Le 13/01/2010 09:53, William Allen Simpson a écrit :
> Eric Dumazet wrote:
> 
>> About cast games, maybe following way is the cleanest one.
>>
>> int tcp_options_len_th(struct tcphdr *th)
>> {
>>     return tcp_header_len_th(th) - sizeof(*th);
>> }
>>
> If you'd have been one of my C students, you'd have failed the exam
> question.  That's unsigned int tcp_header_len_th() -- subtracting an
> untyped constant could be a negative number (stored in an unsigned).
> Then demotion to int (which many compilers truncate to a very large
> positive number).

Thats simply not true, you are very confused.

Once again you type too much text and ignore my comments.
I really would hate being your student, thanks God it wont happen in this life.

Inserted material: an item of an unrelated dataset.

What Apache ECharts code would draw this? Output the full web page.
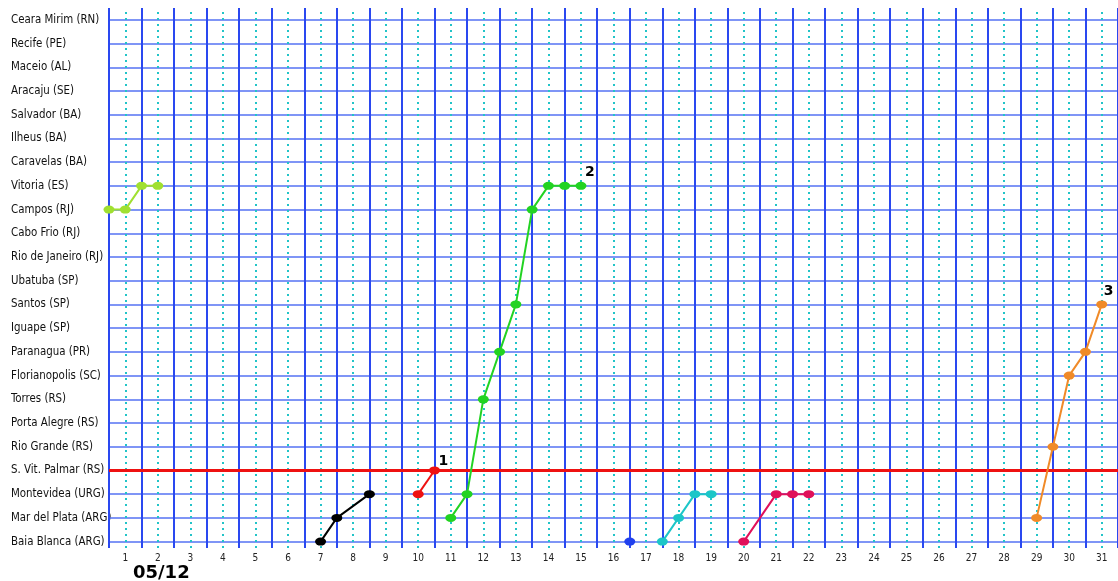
<!DOCTYPE html>
<html>
<head>
<meta charset="utf-8">
<script src="https://cdn.jsdelivr.net/npm/echarts@6/dist/echarts.min.js"></script>
<style>html,body{margin:0;padding:0;background:#fff}#c{width:1118px;height:581px}</style>
</head>
<body>
<div id="c"></div>
<script>
const categories = ['Baia Blanca (ARG)','Mar del Plata (ARG)','Montevidea (URG)','S. Vit. Palmar (RS)','Rio Grande (RS)','Porta Alegre (RS)','Torres (RS)','Florianopolis (SC)','Paranagua (PR)','Iguape (SP)','Santos (SP)','Ubatuba (SP)','Rio de Janeiro (RJ)','Cabo Frio (RJ)','Campos (RJ)','Vitoria (ES)','Caravelas (BA)','Ilheus (BA)','Salvador (BA)','Aracaju (SE)','Maceio (AL)','Recife (PE)','Ceara Mirim (RN)'];
const dayLabels = ['1','2','3','4','5','6','7','8','9','10','11','12','13','14','15','16','17','18','19','20','21','22','23','24','25','26','27','28','29','30','31'];
const dateLabel = '05/12';
const referenceStation = 'S. Vit. Palmar (RS)';

const seriesLime    = [[0.5,'Campos (RJ)'],[1,'Campos (RJ)'],[1.5,'Vitoria (ES)'],[2,'Vitoria (ES)']];
const seriesBlack   = [[7,'Baia Blanca (ARG)'],[7.5,'Mar del Plata (ARG)'],[8.5,'Montevidea (URG)']];
const seriesRed     = [[10,'Montevidea (URG)'],[10.5,'S. Vit. Palmar (RS)']];
const seriesGreen   = [[11,'Mar del Plata (ARG)'],[11.5,'Montevidea (URG)'],[12,'Torres (RS)'],[12.5,'Paranagua (PR)'],[13,'Santos (SP)'],[13.5,'Campos (RJ)'],[14,'Vitoria (ES)'],[14.5,'Vitoria (ES)'],[15,'Vitoria (ES)']];
const seriesBlue    = [[16.5,'Baia Blanca (ARG)']];
const seriesCyan    = [[17.5,'Baia Blanca (ARG)'],[18,'Mar del Plata (ARG)'],[18.5,'Montevidea (URG)'],[19,'Montevidea (URG)']];
const seriesMagenta = [[20,'Baia Blanca (ARG)'],[21,'Montevidea (URG)'],[21.5,'Montevidea (URG)'],[22,'Montevidea (URG)']];
const seriesOrange  = [[29,'Mar del Plata (ARG)'],[29.5,'Rio Grande (RS)'],[30,'Florianopolis (SC)'],[30.5,'Paranagua (PR)'],[31,'Santos (SP)']];
const frontLabels = {red:'1', green:'2', orange:'3'};

const toXY = arr => arr.map(p => [p[0], categories.indexOf(p[1])]);

const chart = echarts.init(document.getElementById('c'), null, {renderer:'canvas'});

const dayValues = dayLabels.map(d => Number(d));
const catIdx = categories.map((c,i) => i);

const markData = [];
catIdx.forEach(i => markData.push({yAxis:i, lineStyle:{color:'#5572f3', width:1.5, type:'solid'}}));
dayValues.forEach(d => markData.push({xAxis:d, lineStyle:{color:'#22c4c8', width:2, type:[2,4]}}));
dayValues.forEach(d => markData.push({xAxis:d - 0.5, lineStyle:{color:'#2a48f0', width:2, type:'solid'}}));
markData.push({xAxis:31.5, lineStyle:{color:'#2a48f0', width:2, type:'solid'}});
markData.push({yAxis:categories.indexOf(referenceStation), lineStyle:{color:'#ee1111', width:3, type:'solid'}});

function mkSeries(name, data, color, labelText, labelOffset){
  const n = data.length;
  return {
    name, type:'line', data: toXY(data), z:5,
    symbol:'circle', symbolSize:[11,8],
    lineStyle:{color, width:2}, itemStyle:{color},
    label:{show: !!labelText, position:'top', distance:0, offset: labelOffset || [0,0],
      formatter: p => (labelText && p.dataIndex === n-1) ? labelText : '',
      color:'#000', fontWeight:'bold', fontSize:14, fontFamily:'DejaVu Sans'},
    animation:false
  };
}

const option = {
  backgroundColor:'#ffffff',
  animation:false,
  grid:{left:109, right:0, top:8, bottom:33, containLabel:false},
  xAxis:{type:'value', min:0.5, max:31.5,
    axisLine:{show:false}, axisTick:{show:false}, splitLine:{show:false},
    axisLabel:{customValues: dayValues, formatter: v => String(v), fontSize:10, color:'#222', margin:5, fontFamily:'DejaVu Sans Condensed, DejaVu Sans, sans-serif'}},
  yAxis:{type:'value', min:-0.27, max:22.5,
    axisLine:{show:false}, axisTick:{show:false}, splitLine:{show:false},
    axisLabel:{customValues: catIdx, formatter: v => categories[Math.round(v)], align:'left', margin:98, fontSize:11.4, color:'#111', fontFamily:'DejaVu Sans Condensed, Liberation Sans Narrow, sans-serif'}},
  graphic:[{type:'text', left:133, top:564, style:{text:dateLabel, fontSize:18, fontWeight:'bold', fill:'#000', fontFamily:'DejaVu Sans'}}],
  series:[
    {type:'line', data:[], silent:true, z:1,
      markLine:{silent:true, symbol:['none','none'], label:{show:false}, animation:false, data: markData}},
    mkSeries('lime', seriesLime, '#a0e030'),
    mkSeries('black', seriesBlack, '#000000'),
    mkSeries('red', seriesRed, '#ee1111', frontLabels.red, [9,2]),
    mkSeries('green', seriesGreen, '#22d322', frontLabels.green, [9,-3]),
    mkSeries('blue', seriesBlue, '#2040ee'),
    mkSeries('cyan', seriesCyan, '#1cc6c8'),
    mkSeries('magenta', seriesMagenta, '#e0105a'),
    mkSeries('orange', seriesOrange, '#f08a28', frontLabels.orange, [7,-2])
  ]
};
chart.setOption(option);
</script>
</body>
</html>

1) You wrote tcp_header_len_th(), you should know that it
returns an unsigned int.

2) You also should know that sizeof() is *strongly* typed (size_t),
not an "untyped constant".

unsigned int arg = some_expression;
size_t sz = sizeof(something)
int res = arg - sz;
return res;

is *perfectly* legal and very well defined by C standards.

It *will* return a negative value is arg < sz



> 
> It's one of the reasons that folks used to do all this with macros, so
> that the types and truncation were handled well by the compiler.
> 
> Of course, this is an inline function, which is more like macros.  I've
> not studied how gcc works internally since egcs.
> 
> Let's keep (int)(th->doff * 4) - sizeof(*th) -- self documenting, and
> should work with a wide variety of compilers.

So you wrote tcp_header_len_th(), but you keep (th->doff * 4) thing all over
the code...

The (int) cast it not only _not_ needed, its also confusing.